Compile every line that includes the word "chart".

* DATA BLOCK *
::::::::::
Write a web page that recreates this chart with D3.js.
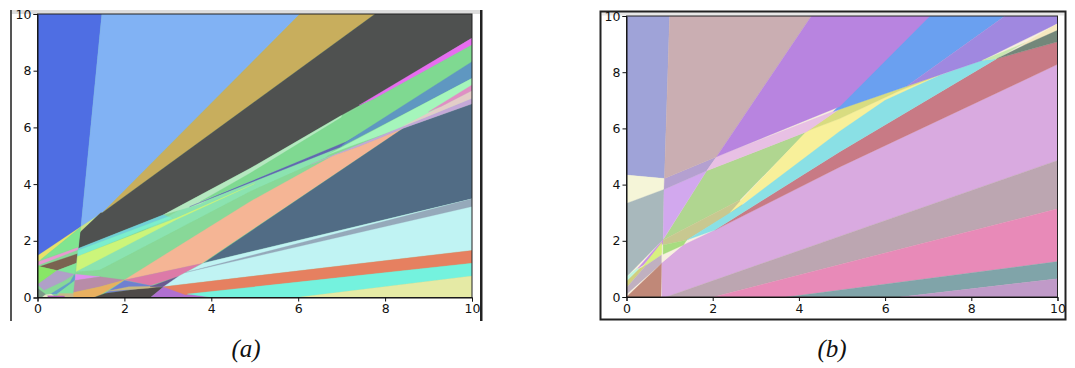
<!DOCTYPE html>
<html>
<head>
<meta charset="utf-8">
<script src="https://cdn.jsdelivr.net/npm/d3@7"></script>
<style>
html, body { margin: 0; padding: 0; background: #fff; }
svg { display: block; }
.axis text { font-family: "DejaVu Sans", sans-serif; font-size: 12.5px; fill: #111; }
.axis path, .axis line { stroke: #111; stroke-width: 1; }
.caption { font-family: "Liberation Serif", serif; font-style: italic; font-size: 25px; fill: #111; }
</style>
</head>
<body>
<svg id="chart" width="1075" height="368"></svg>
<script>
var tickValues = [0, 2, 4, 6, 8, 10];
var captions = ["(a)", "(b)"];

// regions of panel a, back to front, [x, y] in data units
var regionsA = [
    [[0,0],[10,0],[10,10],[0,10]],
    [[0,10],[1.48,10],[1.0,2.5],[0,1.45]],
    [[1.48,10],[6.04,10],[1.5,3.0],[1.0,2.5]],
    [[6.04,10],[7.77,10],[1.5,3.0]],
    [[1.0,2.5],[1.5,3.0],[1.45,2.98],[0.98,2.3]],
    [[1.45,2.98],[1.5,3.0],[7.77,10],[10,10],[10,9.15],[7.73,7.05],[6.96,6.4],[4.9,4.56],[2.9,2.92],[0.95,1.74],[0.98,2.3]],
    [[0,1.47],[1.0,2.5],[0,1.25]],
    [[0.1,1.36],[1.0,2.48],[0.93,1.76]],
    [[0,1.25],[0.93,1.76],[0.93,1.68],[0,1.13]],
    [[0.05,1.09],[0.92,1.54],[0.89,1.21],[0.45,0.95]],
    [[0,1.1],[0.05,1.09],[0.45,0.95],[0,0.46]],
    [[0.45,0.95],[0.89,1.21],[0.85,0.82]],
    [[0.45,0.95],[0.85,0.82],[0.6,0.58],[0.15,0.26],[0,0.46]],
    [[0.85,0.82],[0.75,0.55],[0.3,0.12],[0.45,0.12],[0.88,0.62]],
    [[0.88,0.62],[0.45,0.12],[0.5,0],[0.85,0]],
    [[0.5,0.14],[0.85,0.14],[0.85,0],[0.42,0]],
    [[0,0.33],[0.2,0.1],[0.1,0],[0,0]],
    [[0.18,0.1],[0.32,0.12],[0.42,0],[0.1,0]],
    [[0.23,0.06],[0.62,0.05],[0.62,0],[0.25,0]],
    [[0.89,0.92],[3.5,3.3],[6.96,5.4],[6.6,4.9],[4.9,3.74],[3.5,2.62],[1.44,0.97]],
    [[0.85,0.82],[1.44,0.97],[3.5,2.62],[4.9,3.74],[6.6,4.9],[6.6,4.5],[2.0,0.55],[1.44,0.73]],
    [[0.95,1.74],[2.9,2.92],[3.0,2.85],[0.93,1.66]],
    [[0.93,1.66],[3.0,2.85],[3.1,2.8],[0.92,1.45]],
    [[0.92,1.45],[3.2,2.8],[5.0,4.02],[3.2,2.75],[0.89,0.92]],
    [[0.88,0.82],[1.44,0.73],[0.86,0.6]],
    [[0.86,0.6],[1.44,0.73],[2.0,0.62],[1.44,0.38],[0.83,0.18]],
    [[0.83,0.18],[1.44,0.38],[2.0,0.62],[1.45,0.1],[1.3,0],[0.83,0]],
    [[2.0,0.62],[4.9,3.39],[6.8,5.0],[7.42,5.34],[8.42,5.97],[4.58,2.03],[3.78,1.2]],
    [[2.01,0.62],[3.78,1.2],[3.25,0.75],[2.59,0.42]],
    [[2.0,0.6],[2.59,0.42],[3.1,0.4],[2.6,0.36],[1.55,0.14]],
    [[1.55,0.14],[2.6,0.36],[2.9,0.36],[2.6,0],[1.3,0]],
    [[1.6,0.22],[2.1,0.38],[2.85,0.4],[2.55,0.33]],
    [[2.59,0.38],[3.25,0.75],[3.3,0.6],[2.9,0.38]],
    [[3.83,1.22],[8.42,5.97],[10,6.83],[10,3.48]],
    [[2.9,0.38],[3.25,0.75],[3.83,1.22],[10,3.48],[10,1.66]],
    [[3.4,0.88],[7.96,2.68],[10,3.48],[10,3.21]],
    [[2.6,0],[2.9,0.38],[3.45,0.12],[4.0,0]],
    [[2.9,0.38],[10,1.66],[10,1.21],[3.4,0.1]],
    [[3.45,0.12],[10,1.21],[10,0.76],[5.96,0],[4.05,0]],
    [[5.96,0],[10,0.76],[10,0]],
    [[2.9,2.92],[4.9,4.56],[7.0,6.42],[6.96,6.2],[3.74,3.3]],
    [[3.74,3.38],[4.9,4.39],[6.96,6.32],[7.73,7.0],[10,8.92],[10,8.3],[7.12,5.5]],
    [[7.4,6.78],[10,9.15],[10,8.92],[7.73,7.0]],
    [[3.5,3.2],[7.12,5.5],[7.4,5.75],[6.96,5.3]],
    [[6.96,5.3],[7.12,5.5],[10,8.32],[10,7.73]],
    [[6.7,5.05],[10,7.73],[10,6.9],[8.4,6.0],[7.4,5.45]],
    [[6.3,4.7],[10,7.03],[10,6.83],[8.42,5.97],[7.42,5.34],[6.8,5.0]],
    [[8.42,6.05],[10,7.3],[10,7.03],[9,6.4]],
    [[9,6.55],[10,7.5],[10,7.3],[9.3,6.75]]
];
var coloursA = [
    "#88d898", "#4f6ee3", "#81b2f4", "#c8ae5d", "#cde08a", "#4f5150", "#e8e26a", "#80e590",
    "#e89ad0", "#7a6350", "#88e666", "#80e59a", "#b0a0c8", "#64a0c8", "#80e0a0", "#c8b98a",
    "#7d9a88", "#e8e8c8", "#b060b0", "#8be3b0", "#88d898", "#70d0d8", "#7ceecd", "#ccf57a",
    "#e090f0", "#b88ca8", "#e8b060", "#f5b595", "#dc7aa8", "#6f80d0", "#4e4a48", "#c8b880",
    "#6a5a90", "#516c85", "#c0f3f3", "#95a9ba", "#b070d0", "#e68060", "#74f2de", "#e5eaa5",
    "#b5e8c0", "#7fd991", "#e76df0", "#6268b0", "#5f97c1", "#a5f5bb", "#c4a8d8", "#e3cdc8",
    "#e08fc4"
];

// regions of panel b, back to front
var regionsB = [
    [[0,0],[10,0],[10,10],[0,10]],
    [[0,10],[1,10],[0.88,4.22],[0,4.34]],
    [[0,4.34],[0.88,4.22],[0.87,3.83],[0,3.33]],
    [[0,3.33],[0.87,3.83],[0.85,2.05],[0,0.72]],
    [[0.25,1.0],[0.85,2.05],[0.85,1.9],[0.4,1.15]],
    [[0.36,1.05],[0.82,1.95],[0.82,1.5],[0.45,1.12]],
    [[0,0.72],[0.25,1.02],[0.3,0.95],[0,0.55]],
    [[0,0.55],[0.31,1.02],[0.45,1.12],[0,0.33]],
    [[0,0.1],[0.82,1.2],[0.82,1.5],[0.45,1.12],[0,0.33]],
    [[0,0],[0.8,0],[0.82,1.2]],
    [[0.82,0],[0.82,1.22],[1.32,1.85],[2.05,2.38],[4.95,4.63],[10,8.28],[10,4.86],[0.92,0]],
    [[0.82,1.22],[0.82,1.55],[1.3,1.85]],
    [[0.92,0],[10,4.86],[10,3.14],[2.02,0]],
    [[2.02,0],[10,3.14],[10,1.26],[3.72,0]],
    [[3.72,0],[10,1.26],[10,0.65],[6.35,0]],
    [[6.35,0],[10,0.65],[10,0]],
    [[2.05,2.38],[4.95,5.17],[8.59,8.48],[10,9.08],[10,8.28],[4.95,4.63]],
    [[0.85,2.03],[1.86,4.49],[4.18,5.88],[2.63,3.45]],
    [[0.85,2.03],[2.63,3.45],[2.7,3.25],[1.4,2.03],[0.85,1.85]],
    [[0.85,1.85],[1.4,2.03],[1.32,1.85],[0.85,1.52]],
    [[2.4,3.0],[2.63,3.4],[4.18,5.9],[4.95,6.35],[6.35,7.35],[7.27,7.95],[6,6.8],[4.95,5.7]],
    [[1.4,2.03],[2.63,3.21],[4.95,5.9],[6,7],[7.27,7.89],[8.24,8.42],[8.59,8.48],[4.95,5.17],[2.05,2.38]],
    [[4.18,5.9],[4.95,6.7],[7.27,7.9],[6.35,7.35],[4.95,6.35]],
    [[0.85,2.05],[0.87,3.83],[1.86,4.49]],
    [[0.87,3.83],[0.88,4.22],[2.09,4.99],[1.86,4.49]],
    [[1.86,4.49],[2.09,4.99],[4.95,6.7],[4.18,5.88]],
    [[1,10],[4.29,10],[2.09,4.99],[0.88,4.22]],
    [[4.8,6.6],[6.9,10],[8.78,10],[6.5,7.5]],
    [[4.29,10],[7.04,10],[4.95,6.78],[2.09,4.99]],
    [[8.78,10],[10,10],[10,9.73],[8.25,8.42],[6.5,7.5]],
    [[8.25,8.42],[9.25,9.05],[8.59,8.48]],
    [[9.15,8.95],[10,9.73],[10,9.49],[9.25,8.98]],
    [[8.59,8.48],[9.25,8.98],[10,9.49],[10,9.08]]
];
var coloursB = [
    "#f8f0e0", "#9fa3d8", "#f5f5d8", "#a8b8bc", "#c890e8", "#d8f080", "#c0f5e0", "#d0d080",
    "#c0b0c0", "#c08878", "#d9aae0", "#f8f0e0", "#bca6b1", "#e88ab8", "#80a4a9", "#c09ac8",
    "#c87a85", "#b0d690", "#c8c890", "#a8dc80", "#f8f09a", "#8ae0e5", "#d8dc80", "#d2a8ee",
    "#b4a0d0", "#e8c0e4", "#caaeb2", "#6aa0f0", "#b884e0", "#a088e0", "#c8e8b0", "#f5e8c0",
    "#73877a"
];

var svg = d3.select("#chart");

function panel(id, left, right, top, bottom, regions, colours) {
    var x = d3.scaleLinear().domain([0, 10]).range([left, right]);
    var y = d3.scaleLinear().domain([0, 10]).range([bottom, top]);
    var line = d3.line()
        .x(function (d) { return x(d[0]); })
        .y(function (d) { return y(d[1]); })
        .curve(d3.curveLinearClosed);

    svg.append("clipPath").attr("id", "clip-" + id)
        .append("rect")
        .attr("x", left).attr("y", top)
        .attr("width", right - left).attr("height", bottom - top);

    svg.append("g")
        .attr("clip-path", "url(#clip-" + id + ")")
        .selectAll("path")
        .data(regions)
        .join("path")
        .attr("d", line)
        .attr("fill", function (d, i) { return colours[i]; })
        .attr("stroke", function (d, i) { return colours[i]; })
        .attr("stroke-width", 0.3);

    svg.append("rect")
        .attr("x", left).attr("y", top)
        .attr("width", right - left).attr("height", bottom - top)
        .attr("fill", "none")
        .attr("stroke", "#222")
        .attr("stroke-width", 1);

    var xAxis = d3.axisBottom(x).tickValues(tickValues).tickSize(4).tickPadding(3);
    var yAxis = d3.axisLeft(y).tickValues(tickValues).tickSize(4).tickPadding(2);
    svg.append("g").attr("class", "axis")
        .attr("transform", "translate(0," + bottom + ")")
        .call(xAxis);
    svg.append("g").attr("class", "axis")
        .attr("transform", "translate(" + left + ",0)")
        .call(yAxis);
}

// bits of frame left over from the screenshot the figure was cut from
svg.append("rect").attr("x", 12).attr("y", 10).attr("width", 468).attr("height", 4).attr("fill", "#ddd");
svg.append("rect").attr("x", 10).attr("y", 10).attr("width", 2).attr("height", 311).attr("fill", "#555");
svg.append("rect").attr("x", 480).attr("y", 10).attr("width", 2.5).attr("height", 311).attr("fill", "#222");
svg.append("rect").attr("x", 602).attr("y", 12).attr("width", 462).attr("height", 3.5).attr("fill", "#e8e8e8");
svg.append("rect")
    .attr("x", 600.5).attr("y", 11.5).attr("width", 465).attr("height", 308)
    .attr("fill", "none").attr("stroke", "#222").attr("stroke-width", 2);

panel("a", 37.5, 472, 14, 297.5, regionsA, coloursA);
panel("b", 626.5, 1057.5, 16, 297, regionsB, coloursB);

svg.selectAll("text.caption")
    .data(captions)
    .join("text")
    .attr("class", "caption")
    .attr("x", function (d, i) { return i === 0 ? 246 : 832; })
    .attr("y", 357)
    .attr("text-anchor", "middle")
    .text(function (d) { return d; });
</script>
</body>
</html>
::::::::::
* REPLY *
Write a web page that recreates this chart with D3.js.
<svg id="chart" width="1075" height="368"></svg>
var svg = d3.select("#chart");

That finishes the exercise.